• **AVAILABLE DATA**:

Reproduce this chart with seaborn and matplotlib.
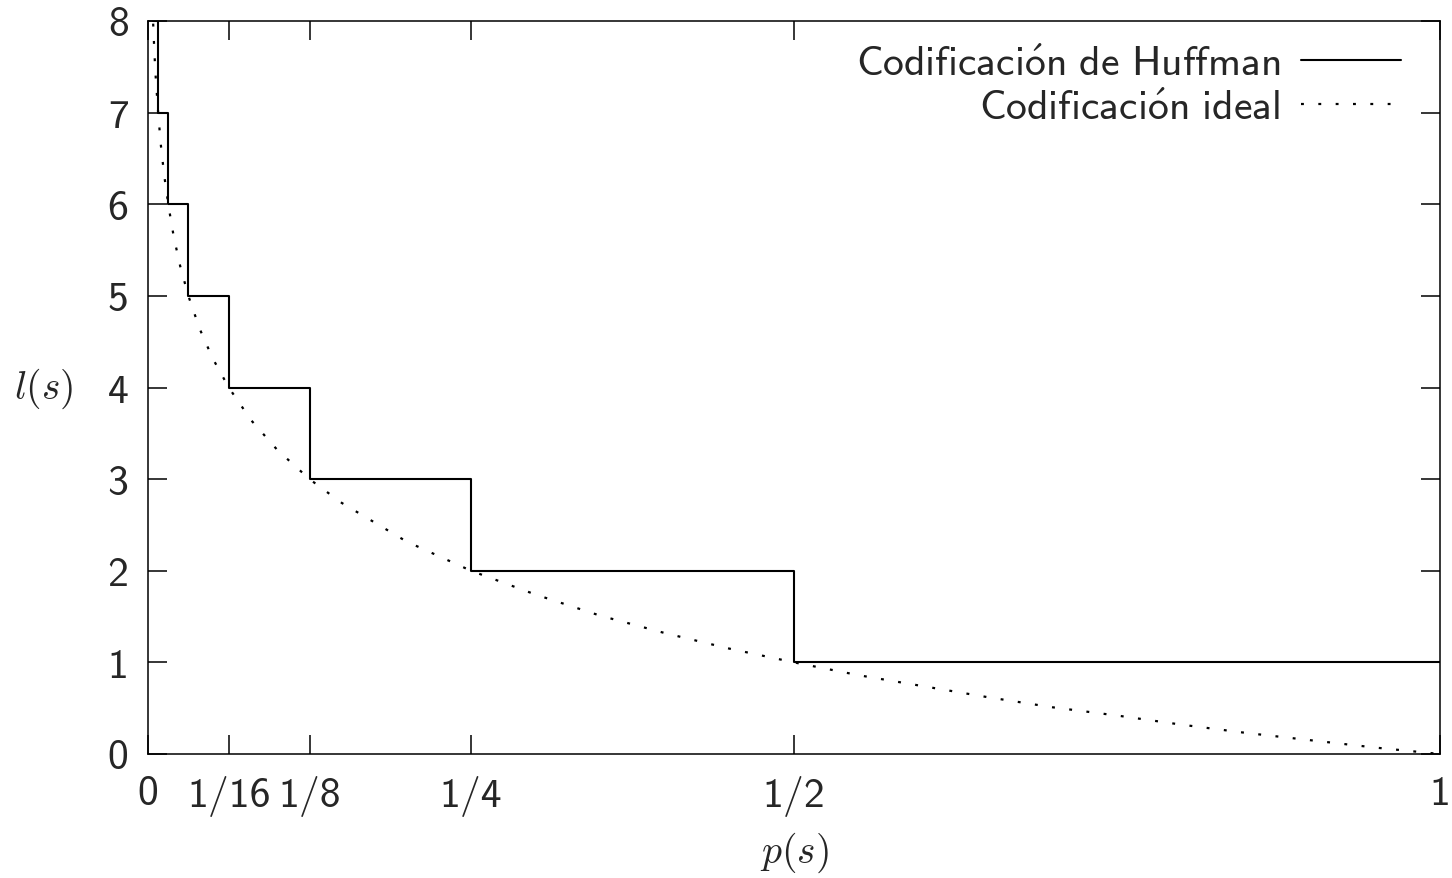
import matplotlib
matplotlib.use("Agg")
import matplotlib.pyplot as plt
import seaborn as sns
import pandas as pd

# Huffman code lengths (step function, steps-post)
p_huffman = [1/256, 1/128, 1/64, 1/32, 1/16, 1/8, 1/4, 1/2, 1.0]
l_huffman = [8, 7, 6, 5, 4, 3, 2, 1, 1]

# Ideal code length
p_ideal = [0.0035, 0.004, 0.005, 0.006, 0.008, 0.01, 0.0125, 0.016, 0.02, 0.025,
           0.03125, 0.04, 0.05, 0.0625, 0.08, 0.1, 0.125, 0.15, 0.2, 0.25,
           0.3, 0.35, 0.4, 0.45, 0.5, 0.55, 0.6, 0.65, 0.7, 0.75, 0.8, 0.85,
           0.9, 0.95, 1.0]
l_ideal = [8.16, 7.97, 7.64, 7.38, 6.97, 6.64, 6.32, 5.97, 5.64, 5.32,
           5.0, 4.64, 4.32, 4.0, 3.64, 3.32, 3.0, 2.74, 2.32, 2.0,
           1.74, 1.51, 1.32, 1.15, 1.0, 0.86, 0.74, 0.62, 0.51, 0.42, 0.32, 0.23,
           0.15, 0.07, 0.0]

x_ticks = [0, 1/16, 1/8, 1/4, 1/2, 1]
x_tick_labels = ["0", "1/16", "1/8", "1/4", "1/2", "1"]
y_ticks = [0, 1, 2, 3, 4, 5, 6, 7, 8]

label_huffman = "Codificación de Huffman"
label_ideal = "Codificación ideal"

sns.set_style("ticks")
plt.rcParams["mathtext.fontset"] = "cm"

def sf(s):
    s = s.replace("ó", r"\acute{o}").replace(" ", r"\ ")
    return r"$\mathsf{" + s + "}$"

df_h = pd.DataFrame({"p": p_huffman, "l": l_huffman})
df_i = pd.DataFrame({"p": p_ideal, "l": l_ideal})

fig = plt.figure(figsize=(14.52, 8.79), dpi=100)
ax = fig.add_axes([148/1452, 1 - 755/879, 1292/1452, 733/879])

sns.lineplot(data=df_h, x="p", y="l", ax=ax, color="black", lw=1.5,
             drawstyle="steps-post", label=sf(label_huffman), estimator=None)
sns.lineplot(data=df_i, x="p", y="l", ax=ax, color="black", lw=1.6,
             linestyle=(0, (1.3, 6.5)), label=sf(label_ideal), estimator=None)

ax.set_xlim(0, 1)
ax.set_ylim(0, 8)
ax.set_xticks(x_ticks)
ax.set_xticklabels(x_tick_labels, fontfamily="cmss10", fontsize=30)
ax.set_yticks(y_ticks)
ax.set_yticklabels([str(t) for t in y_ticks], fontfamily="cmss10", fontsize=30)

ax.tick_params(axis="both", direction="in", length=14, width=1.1,
               top=True, right=True, color="black")
ax.tick_params(axis="x", pad=15)
ax.tick_params(axis="y", pad=14)
for s in ax.spines.values():
    s.set_linewidth(1.1)
    s.set_color("black")

ax.set_xlabel(r"$p(s)$", fontsize=28.5, labelpad=10)
ax.set_ylabel(r"$l(s)$", fontsize=28.5, rotation=0, labelpad=46, va="center")

leg = ax.legend(loc="upper right", bbox_to_anchor=(0.97, 0.972), frameon=False,
                markerfirst=False, fontsize=30, handlelength=2.4,
                handletextpad=0.5, labelspacing=0.05, borderpad=0,
                borderaxespad=0)

fig.savefig("out.png", dpi=100, facecolor="white")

• **AIM**: The data above should be repeated exactly, minus any pictures.

• **FINISHED ANSWER**:
Reproduce this chart with seaborn and matplotlib.
import matplotlib
matplotlib.use("Agg")
import matplotlib.pyplot as plt
import seaborn as sns
import pandas as pd

# Huffman code lengths (step function, steps-post)
p_huffman = [1/256, 1/128, 1/64, 1/32, 1/16, 1/8, 1/4, 1/2, 1.0]
l_huffman = [8, 7, 6, 5, 4, 3, 2, 1, 1]

# Ideal code length
p_ideal = [0.0035, 0.004, 0.005, 0.006, 0.008, 0.01, 0.0125, 0.016, 0.02, 0.025,
           0.03125, 0.04, 0.05, 0.0625, 0.08, 0.1, 0.125, 0.15, 0.2, 0.25,
           0.3, 0.35, 0.4, 0.45, 0.5, 0.55, 0.6, 0.65, 0.7, 0.75, 0.8, 0.85,
           0.9, 0.95, 1.0]
l_ideal = [8.16, 7.97, 7.64, 7.38, 6.97, 6.64, 6.32, 5.97, 5.64, 5.32,
           5.0, 4.64, 4.32, 4.0, 3.64, 3.32, 3.0, 2.74, 2.32, 2.0,
           1.74, 1.51, 1.32, 1.15, 1.0, 0.86, 0.74, 0.62, 0.51, 0.42, 0.32, 0.23,
           0.15, 0.07, 0.0]

x_ticks = [0, 1/16, 1/8, 1/4, 1/2, 1]
x_tick_labels = ["0", "1/16", "1/8", "1/4", "1/2", "1"]
y_ticks = [0, 1, 2, 3, 4, 5, 6, 7, 8]

label_huffman = "Codificación de Huffman"
label_ideal = "Codificación ideal"

sns.set_style("ticks")
plt.rcParams["mathtext.fontset"] = "cm"

def sf(s):
    s = s.replace("ó", r"\acute{o}").replace(" ", r"\ ")
    return r"$\mathsf{" + s + "}$"

df_h = pd.DataFrame({"p": p_huffman, "l": l_huffman})
df_i = pd.DataFrame({"p": p_ideal, "l": l_ideal})

fig = plt.figure(figsize=(14.52, 8.79), dpi=100)
ax = fig.add_axes([148/1452, 1 - 755/879, 1292/1452, 733/879])

sns.lineplot(data=df_h, x="p", y="l", ax=ax, color="black", lw=1.5,
             drawstyle="steps-post", label=sf(label_huffman), estimator=None)
sns.lineplot(data=df_i, x="p", y="l", ax=ax, color="black", lw=1.6,
             linestyle=(0, (1.3, 6.5)), label=sf(label_ideal), estimator=None)

ax.set_xlim(0, 1)
ax.set_ylim(0, 8)
ax.set_xticks(x_ticks)
ax.set_xticklabels(x_tick_labels, fontfamily="cmss10", fontsize=30)
ax.set_yticks(y_ticks)
ax.set_yticklabels([str(t) for t in y_ticks], fontfamily="cmss10", fontsize=30)

ax.tick_params(axis="both", direction="in", length=14, width=1.1,
               top=True, right=True, color="black")
ax.tick_params(axis="x", pad=15)
ax.tick_params(axis="y", pad=14)
for s in ax.spines.values():
    s.set_linewidth(1.1)
    s.set_color("black")

ax.set_xlabel(r"$p(s)$", fontsize=28.5, labelpad=10)
ax.set_ylabel(r"$l(s)$", fontsize=28.5, rotation=0, labelpad=46, va="center")

leg = ax.legend(loc="upper right", bbox_to_anchor=(0.97, 0.972), frameon=False,
                markerfirst=False, fontsize=30, handlelength=2.4,
                handletextpad=0.5, labelspacing=0.05, borderpad=0,
                borderaxespad=0)

fig.savefig("out.png", dpi=100, facecolor="white")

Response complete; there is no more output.